Near the Earth’s surface, carbon dioxide traps heat and contributes to global warming. But in the stratosphere, the physics work differently. CO2 molecules absorb infrared radiation rising from below and then radiate some of that energy outward into space, producing a cooling effect rather than warming.
Scientists first predicted this phenomenon in the 1960s through early climate modeling work by climatologist Syukuro Manabe. Since the mid-1980s, the stratosphere has cooled by around 2 degrees Celsius, with researchers estimating the effect is more than ten times stronger than it would have been without human-caused emissions.

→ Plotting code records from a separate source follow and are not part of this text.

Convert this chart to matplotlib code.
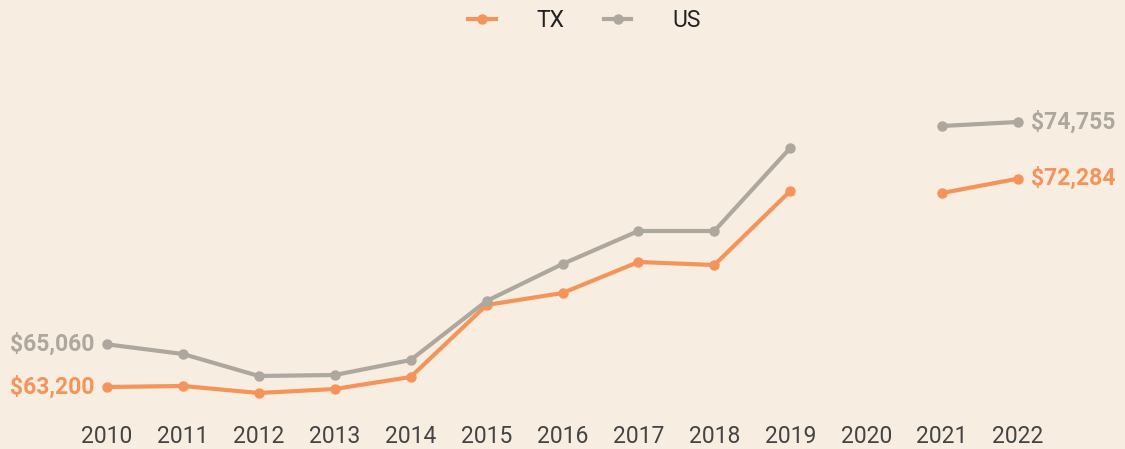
import numpy as np
import matplotlib.pyplot as plt

years = [2010, 2011, 2012, 2013, 2014, 2015, 2016, 2017, 2018, 2019, 2020, 2021, 2022]
tx_income = [63200, 63244, 62938, 63113, 63636, 66775, 67298, 68650, 68519, 71746, np.nan, 71658, 72284]
us_income = [65060, 64639, 63680, 63723, 64377, 66950, 68563, 70002, 70002, 73620, np.nan, 74580, 74755]

bg = '#F7EEE1'
tx_color = '#F4945A'
us_color = '#AEA79E'

plt.rcParams['font.family'] = ['Roboto', 'DejaVu Sans']

fig = plt.figure(figsize=(11.25, 4.49), dpi=100, facecolor=bg)
ax = fig.add_axes([0, (449 - 415) / 449, 1, 415 / 449])
ax.set_facecolor(bg)

ax.plot(years, tx_income, color=tx_color, lw=3, marker='o', ms=6.5, label='TX')
ax.plot(years, us_income, color=us_color, lw=3, marker='o', ms=6.5, label='US')

ax.set_xlim(2008.591, 2023.409)
ax.set_ylim(61979, 80073)

# end labels
for vals, col in [(tx_income, tx_color), (us_income, us_color)]:
    ax.annotate(f'${vals[0]:,.0f}', (years[0], vals[0]), xytext=(-9, 0),
                textcoords='offset points', ha='right', va='center',
                fontsize=16.5, fontweight='bold', color=col)
    ax.annotate(f'${vals[-1]:,.0f}', (years[-1], vals[-1]), xytext=(9, 0),
                textcoords='offset points', ha='left', va='center',
                fontsize=16.5, fontweight='bold', color=col)

ax.set_xticks(years)
ax.set_xticklabels([str(y) for y in years])
ax.tick_params(axis='x', length=0, pad=7, labelsize=16.5, labelcolor='#444444')
ax.set_yticks([])
for s in ax.spines.values():
    s.set_visible(False)

fig.legend(loc='upper center', bbox_to_anchor=(0.5196, 1.025), ncol=2, frameon=False,
           fontsize=16.5, handlelength=1.2, handletextpad=1.8, columnspacing=1.7,
           labelcolor='#222222')

fig.savefig('out.png', dpi=100, facecolor=bg)
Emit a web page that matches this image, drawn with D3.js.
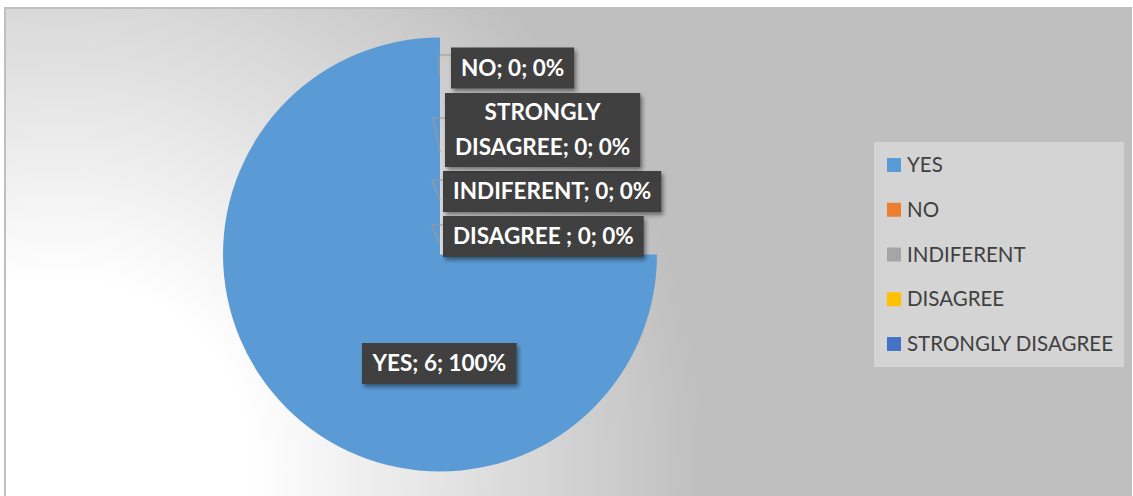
<!DOCTYPE html>
<html>
<head>
<meta charset="utf-8">
<script src="https://cdn.jsdelivr.net/npm/d3@7"></script>
<style>
  html, body { margin: 0; padding: 0; background: #ffffff; }
  svg { display: block; }
</style>
</head>
<body>
<svg id="chart" width="1133" height="496"></svg>
<script>
// ---- data ----
const categories = ["YES", "NO", "INDIFERENT", "DISAGREE", "STRONGLY DISAGREE"];
const labelNames = ["YES", "NO", "INDIFERENT", "DISAGREE ", "STRONGLY DISAGREE"];
const values = [6, 0, 0, 0, 0];
const colors = ["#5b9bd5", "#ed7d31", "#a5a5a5", "#ffc000", "#4472c4"];

// ---- layout ----
const W = 1133, H = 496;
const cx = 440, cy = 254.5, R = 217;
const svg = d3.select("#chart");
const defs = svg.append("defs");

// background gradient
const bg = defs.append("radialGradient").attr("id", "bgGrad")
  .attr("gradientUnits", "userSpaceOnUse")
  .attr("cx", 60).attr("cy", 470).attr("r", 760);
bg.append("stop").attr("offset", 0).attr("stop-color", "#ffffff");
bg.append("stop").attr("offset", 0.25).attr("stop-color", "#ffffff");
bg.append("stop").attr("offset", 0.85).attr("stop-color", "#bfbfbf");
bg.append("stop").attr("offset", 1).attr("stop-color", "#bfbfbf");

// label texture
const pat = defs.append("pattern").attr("id", "tex")
  .attr("width", 4).attr("height", 4).attr("patternUnits", "userSpaceOnUse");
pat.append("rect").attr("width", 4).attr("height", 4).attr("fill", "#3d3d3d");
pat.append("path").attr("d", "M0,4 L4,0").attr("stroke", "#474747").attr("stroke-width", 1);

// drop shadow
const f = defs.append("filter").attr("id", "shadow")
  .attr("x", "-10%").attr("y", "-20%").attr("width", "130%").attr("height", "160%");
f.append("feDropShadow").attr("dx", 2).attr("dy", 3).attr("stdDeviation", 2)
  .attr("flood-color", "#000").attr("flood-opacity", 0.45);

// clip (upper-right quadrant of the pie is hidden in the reference)
const clip = defs.append("clipPath").attr("id", "pieClip");
clip.append("path").attr("d",
  `M0,0 H${cx} V${cy} H${W} V${H} H0 Z`);

// chart area
svg.append("rect").attr("x", 5).attr("y", 8).attr("width", 1126).attr("height", 500)
  .attr("fill", "url(#bgGrad)").attr("stroke", "#bfbfbf").attr("stroke-width", 2);

// pie
const pie = d3.pie().sort(null).value(d => d.value);
const arc = d3.arc().innerRadius(0).outerRadius(R);
const data = categories.map((c, i) => ({ cat: c, name: labelNames[i], value: values[i], color: colors[i] }));
const arcs = pie(data);
const total = d3.sum(values);

svg.append("g").attr("clip-path", "url(#pieClip)")
  .append("g").attr("transform", `translate(${cx},${cy})`)
  .selectAll("path").data(arcs).join("path")
  .attr("d", arc).attr("fill", d => d.data.color);

// data labels (layout positions relative to pie centre)
const labelLayout = {
  "NO":                { x: 11,  yc: -186.5, lines: null, leader: [[11, -199.5], [-1, -199.5], [-1, -179.5]] },
  "STRONGLY DISAGREE": { x: 5,   yc: -124.5, lines: 2,    leader: [[5, -136.5], [-7, -136.5], [0, -102.5]] },
  "INDIFERENT":        { x: 3,   yc: -63,    lines: null, leader: [[3, -74.5], [-8, -74.5], [0, -54.5]] },
  "DISAGREE":          { x: 3,   yc: -18,    lines: null, leader: [[3, -29.5], [-8, -29.5], [-1, -11.5]] },
  "YES":               { x: -78, yc: 109,    lines: null, leader: null }
};
const fmtPct = v => Math.round(v / total * 100) + "%";
const labG = svg.append("g").attr("transform", `translate(${cx},${cy})`);
const padX = 10, lineH = 35, fontSize = 22.5;

// leaders first
arcs.forEach(a => {
  const L = labelLayout[a.data.cat];
  if (L.leader) {
    labG.append("path").attr("d", d3.line()(L.leader))
      .attr("fill", "none").attr("stroke", "#9a9a9a").attr("stroke-width", 1.2);
  }
});

arcs.forEach(a => {
  const L = labelLayout[a.data.cat];
  const full = `${a.data.name}; ${a.data.value}; ${fmtPct(a.data.value)}`;
  let lines = [full];
  if (L.lines === 2) {
    const sp = full.indexOf(" ");
    lines = [full.slice(0, sp), full.slice(sp + 1)];
  }
  const g = labG.append("g");
  const rect = g.append("rect").attr("fill", "url(#tex)").attr("filter", "url(#shadow)");
  const t = g.append("text")
    .attr("font-family", "Lato, 'Open Sans', sans-serif")
    .attr("font-weight", "bold").attr("font-size", fontSize)
    .attr("fill", "#ffffff").attr("text-anchor", "middle");
  const n = lines.length;
  lines.forEach((ln, i) => {
    t.append("tspan").attr("x", 0)
      .attr("y", L.yc + (i - (n - 1) / 2) * lineH)
      .attr("dy", "0.35em").text(ln);
  });
  const w = t.node().getBBox().width + padX * 2;
  const h = n === 1 ? 41 : 74;
  t.attr("transform", `translate(${L.x + w / 2},0)`);
  rect.attr("x", L.x).attr("y", L.yc - h / 2).attr("width", w).attr("height", h);
});

// legend
const lg = svg.append("g");
lg.append("rect").attr("x", 874).attr("y", 142).attr("width", 250).attr("height", 225)
  .attr("fill", "#d4d4d4");
const ly = d3.scalePoint().domain(categories).range([165, 344]);
const items = lg.selectAll("g.item").data(data).join("g").attr("class", "item")
  .attr("transform", d => `translate(887,${ly(d.cat)})`);
items.append("rect").attr("x", 0).attr("y", -7).attr("width", 14).attr("height", 14)
  .attr("fill", d => d.color);
items.append("text").attr("x", 20).attr("y", 0).attr("dy", "0.35em")
  .attr("font-family", "Lato, 'Open Sans', sans-serif").attr("font-size", 20.5)
  .attr("fill", "#404040").text(d => d.cat);
</script>
</body>
</html>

The new research focused on identifying exactly why some wavelengths of infrared radiation cool the upper atmosphere more efficiently than others. The team discovered what they described as an infrared “Goldilocks zone,” a range of wavelengths where CO2 is especially effective at shedding heat into space. As atmospheric CO2 concentrations rise, this highly efficient cooling zone expands as well.
Researchers also analyzed the effects of ozone and water vapor, both of which contribute to atmospheric cooling at high altitudes. However, their influence was found to be relatively small compared with carbon dioxide’s dominant role.
The findings help explain several atmospheric patterns scientists have observed for decades. Cooling becomes more intense at higher altitudes, with the strongest effects occurring near the stratopause, the upper boundary of the stratosphere. The models also showed that every doubling of CO2 concentrations could cool that region by roughly 8 degrees Celsius.
The study carries broader implications for climate science. While the stratosphere cools, the overall Earth system retains more heat closer to the surface because less infrared energy escapes into space. Researchers say understanding these mechanisms in greater detail could improve long-term climate modeling and atmospheric predictions.
Beyond Earth, the findings may also help scientists study the atmospheres of other planets and exoplanets, where greenhouse gases and infrared radiation interact under very different environmental conditions.